When the buffer is to be released, the Council will carefully consider the right time and whether the buffer is to be released at once or gradually. This would depend on the situation, cf. Appendix B.
State of the sector
Information about the state of the sector is used to provide a picture of the credit institutions' robustness. If there are indications of systemic risks building up, while the institutions have a low level of capitalisation, this calls for activating the buffer. In periods of crisis, information about impairment charges, dividend disbursements and excess capital adequacy would be taken into account when assessing whether institutions are under pressure. If the institutions are not under pressure, release of the buffer may be postponed until the situation potentially deteriorates. The state of the sector is assessed as part of the overall risk outlook every quarter.
Other policy measures
Other policy measures will also be taken into account when setting the buffer rate. The Council will assess whether measures other than the countercyclical capital buffer are better suited to addressing the risks identified. These may include both macroprudential and microprudential measures. Macroprudential measures aim to address systemic risks, i.e. risks where the entire system or large parts of the system are expected to be affected if risks materialise. Microprudential measures address risks of the individual institutions.
The Council will also take into account information about other measures that are being planned or already in use, including e.g. other macroprudential or microprudential requirements. They may also include future effects of fiscal or tax policies.

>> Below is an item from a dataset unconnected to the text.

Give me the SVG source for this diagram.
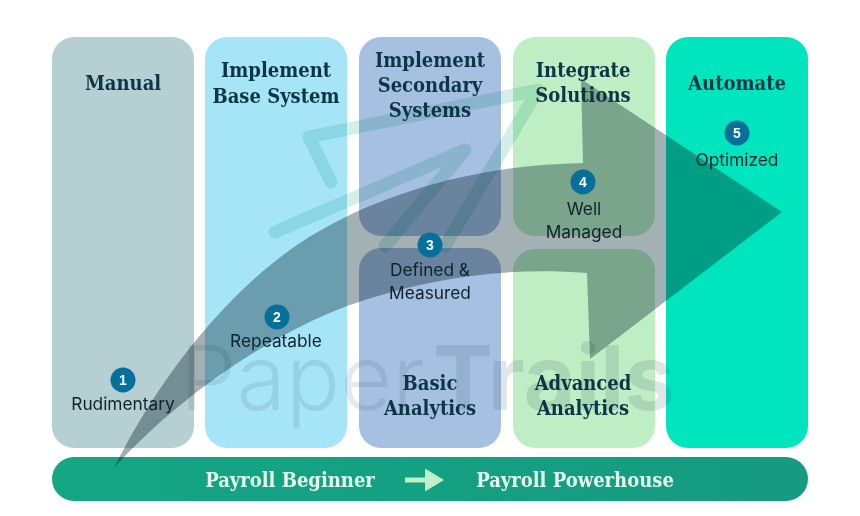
<svg xmlns="http://www.w3.org/2000/svg" width="860" height="516" viewBox="0 0 860 516">
<defs>
<linearGradient id="bar" x1="0" x2="1" y1="0" y2="0"><stop offset="0" stop-color="#13a684"/><stop offset="1" stop-color="#169a80"/></linearGradient>
</defs>
<style>
.card{stroke:none}
.t{font-family:"DejaVu Serif","Liberation Serif",serif;font-stretch:condensed;font-weight:700;font-size:20px;fill:#0c3546;text-anchor:middle}
.l{font-family:"Inter","Liberation Sans",sans-serif;font-size:17.300px;fill:#10222c;text-anchor:middle}
.b{fill:#086f9a}
.n{font-family:"Liberation Sans",sans-serif;font-weight:700;font-size:14px;fill:#f2fbff;text-anchor:middle}
.p{font-family:"DejaVu Serif","Liberation Serif",serif;font-stretch:condensed;font-weight:700;font-size:20px;fill:#e6f8ee;text-anchor:middle}
.w{font-family:"Inter","Liberation Sans",sans-serif;font-size:90px;fill:#3a5560}
.m{fill:none;stroke:#d4efe9;stroke-width:13;stroke-linecap:round;stroke-linejoin:round;mix-blend-mode:multiply}
</style>
<g id="card-backgrounds">
<rect class="card" x="52" y="37" width="142" height="411" rx="22" fill="#b5cfd2"/>
<rect class="card" x="205" y="37" width="142" height="411" rx="22" fill="#a6e5f8"/>
<rect class="card" x="359" y="37" width="142" height="199" rx="22" fill="#a6c0e2"/>
<rect class="card" x="359" y="248" width="142" height="200" rx="22" fill="#a6c0e2"/>
<rect class="card" x="513" y="37" width="142" height="199" rx="22" fill="#bfeec5"/>
<rect class="card" x="513" y="249" width="142" height="199" rx="22" fill="#bfeec5"/>
<rect class="card" x="666" y="37" width="142" height="411" rx="22" fill="#00e5bd"/>
</g>
<g id="watermark">
<path class="m" d="M331,182 L309,137 L538,90 L445,246"/>
<path class="m" d="M275,232 L465,150 L385,246"/>
<text class="w" x="180" y="410" font-weight="300" opacity=".13">Paper</text>
<text class="w" x="433" y="410" font-weight="700" opacity=".15">Trails</text>
</g>
<g id="footer">
<rect x="52" y="457" width="756" height="44" rx="22" fill="url(#bar)"/>
<text class="p" x="290" y="487">Payroll Beginner</text>
<path d="M405,477.500 H425 V468.500 L444,480 L425,491.500 V482.500 H405 Z" fill="#c0f0c8"/>
<text class="p" x="575" y="487">Payroll Powerhouse</text>
</g>
<g id="connectors">
<path id="growth-arrow" d="M114,468 C150,395 215,300 300,243 C370,197 470,165 583,163 L581,79 L782,212 L590,359 L587,273 C500,266 420,280 347,306 C270,335 180,395 114,468 Z" fill="#a3b0b4" style="mix-blend-mode:multiply"/>
</g>
<g id="manual"><text class="t" x="123" y="90">Manual</text><circle class="b" cx="123" cy="380" r="12.500"/><text class="n" x="123" y="385">1</text><text class="l" x="123" y="410">Rudimentary</text></g>
<g id="base-system"><text class="t" x="276" y="77">Implement</text><text class="t" x="276" y="103">Base System</text><circle class="b" cx="277" cy="317" r="12.500"/><text class="n" x="277" y="322">2</text><text class="l" x="276" y="347">Repeatable</text></g>
<g id="secondary-systems"><text class="t" x="430" y="67">Implement</text><text class="t" x="430" y="92">Secondary</text><text class="t" x="430" y="117">Systems</text><circle class="b" cx="430" cy="245" r="12.500"/><text class="n" x="430" y="250">3</text><text class="l" x="430" y="276">Defined &amp;</text><text class="l" x="430" y="299">Measured</text></g>
<g id="integrate-solutions"><text class="t" x="583" y="77">Integrate</text><text class="t" x="583" y="102">Solutions</text><circle class="b" cx="583" cy="182" r="12.500"/><text class="n" x="583" y="187">4</text><text class="l" x="584" y="215">Well</text><text class="l" x="584" y="238">Managed</text></g>
<g id="automate"><text class="t" x="737" y="90">Automate</text><circle class="b" cx="737" cy="133" r="12.500"/><text class="n" x="737" y="138">5</text><text class="l" x="737" y="166">Optimized</text></g>
<g id="basic-analytics"><text class="t" x="430" y="390">Basic</text><text class="t" x="430" y="415">Analytics</text></g>
<g id="advanced-analytics"><text class="t" x="583" y="390">Advanced</text><text class="t" x="583" y="415">Analytics</text></g>
</svg>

In step 3, the Council determines the level of the buffer rate based on an overall assessment of steps 1 and 2. If the credit-to-GDP gap exceeds its threshold of 2 percentage points as set out in international guidelines, the buffer guide is calculated, cf. Box 1. There will be no mechanical link between the buffer guide and the final advised buffer rate, as the Council assesses all key indicators and also considers other information (step 2).
The Council's advice on the buffer rate may be published after the Council's meetings. In the event of
changes to the buffer rate, the Council will publish a recommendation addressed to the Minister for Business and Growth. Recommendations will be issued on a comply-or-explain basis. The Minister is responsible for determining the Danish buffer rate on a quarterly basis, cf. Appendix C. A recommendation from the Council will contain:
The final buffer rate
The buffer guide
Justification for the recommendation on the final buffer rate based on the key indicators and other relevant information
Appendix 1: Key indicators, including the buffer guide
Appendix 2: Set of charts with other relevant indicators (see Appendix D)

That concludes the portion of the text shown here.